Offline OneTwoSixFive

  • HOF Member
  • *****
  • Posts: 2393
  • Karma: +16/-10
Re: Position look: QB
« Reply #13 on: May 16, 2019, 08:05:52 AM »
I don't care much about the current QB2. The Packers are unlikely to have a QB2 good enough to do well if Rodgers goes down..........at least, not beyond the odd game or two.

What I do care about is the succession plan, post Rodgers. I believe the Packers should be thinking about his successor years in advance of that successor seeing the field. They (the Packers) need to identify who they want as early as possible. If the guy they want is good (and he should be) then you will need a very high pick to secure him.

That means trying to get extra first round pick(s) in the year you think he becomes available, which takes some pre-planning in the previous year, or even two. I'd also budget at least one year where the rookie can (mostly) sit and learn and get better, while AR shows by example how to be a QB in the NFL.

So, for example, you trade down from your first rounder in 2020 (like the Packers did with New Orleans) for a future first, or give up a second round pick (maybe with a sweetner) for a first the following year, anything really for an extra first rounder, next year. Ideally you want more than that, an extra second as well, maybe. Then, because of your forethought, in the year 'the man' becomes available you have trade up capital to spend. You draft your guy in 2021, let him (mostly) sit, as he learns the playbook and work on his game. In 2022 he is ready to go (hopefully).

Of course this process doesn't have to start in 2020, it could start a year, or two, or three later than that, it all depends on when 'the guy' is likely to come out, and it might need some fancy footwork to get things to align (and how Rodgers is playing, will impact that as well).

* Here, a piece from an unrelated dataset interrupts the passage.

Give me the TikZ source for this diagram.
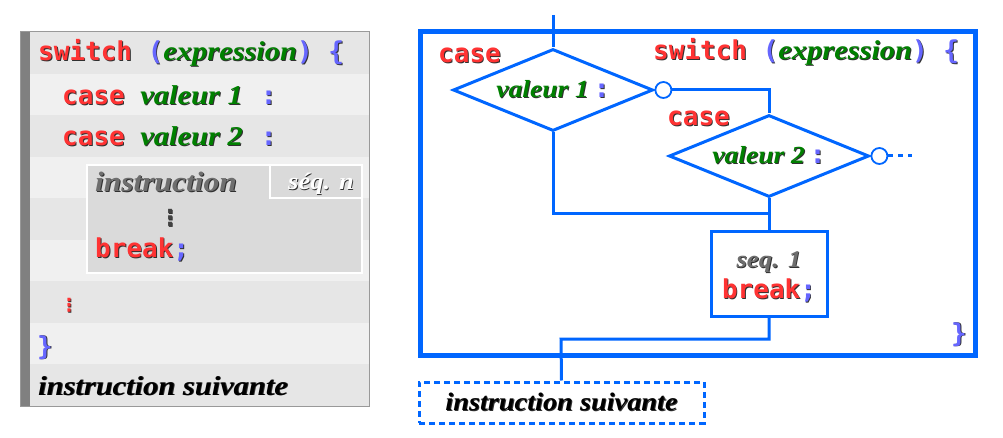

The whole point is that you start manoeuvring years before the guy you want sees the field.

This kind of pre-planning isn't worth it for most players, but a QB is so crucial to a team, that a good one is worth the effort.
« Last Edit: May 16, 2019, 08:09:17 AM by OneTwoSixFive »
(ricky) "Personally, I'm putting this in a box, driving a stake through its heart, firing a silver bullet into its (empty) head, nailing it shut, loading it into a rocket and firing it into the sun. "

(Pink Floyd) "Set the controls for the heart of the sun"

Online scoremore

  • HOF Member
  • *****
  • Posts: 1648
  • Karma: +24/-7
Re: Position look: QB
« Reply #14 on: May 16, 2019, 08:33:15 AM »
They blew it this year.  Could have gotten Rosen for #2 pick and we would have been set.  Missed opportunity to land a potential franchise QB on the cheap.  We will be hard pressed to get a guy going forward as I expect the Packers to be drafting late over the next few years.  This was the year to grab one either Lock or Rosen.  Next transition will likely be a tough one.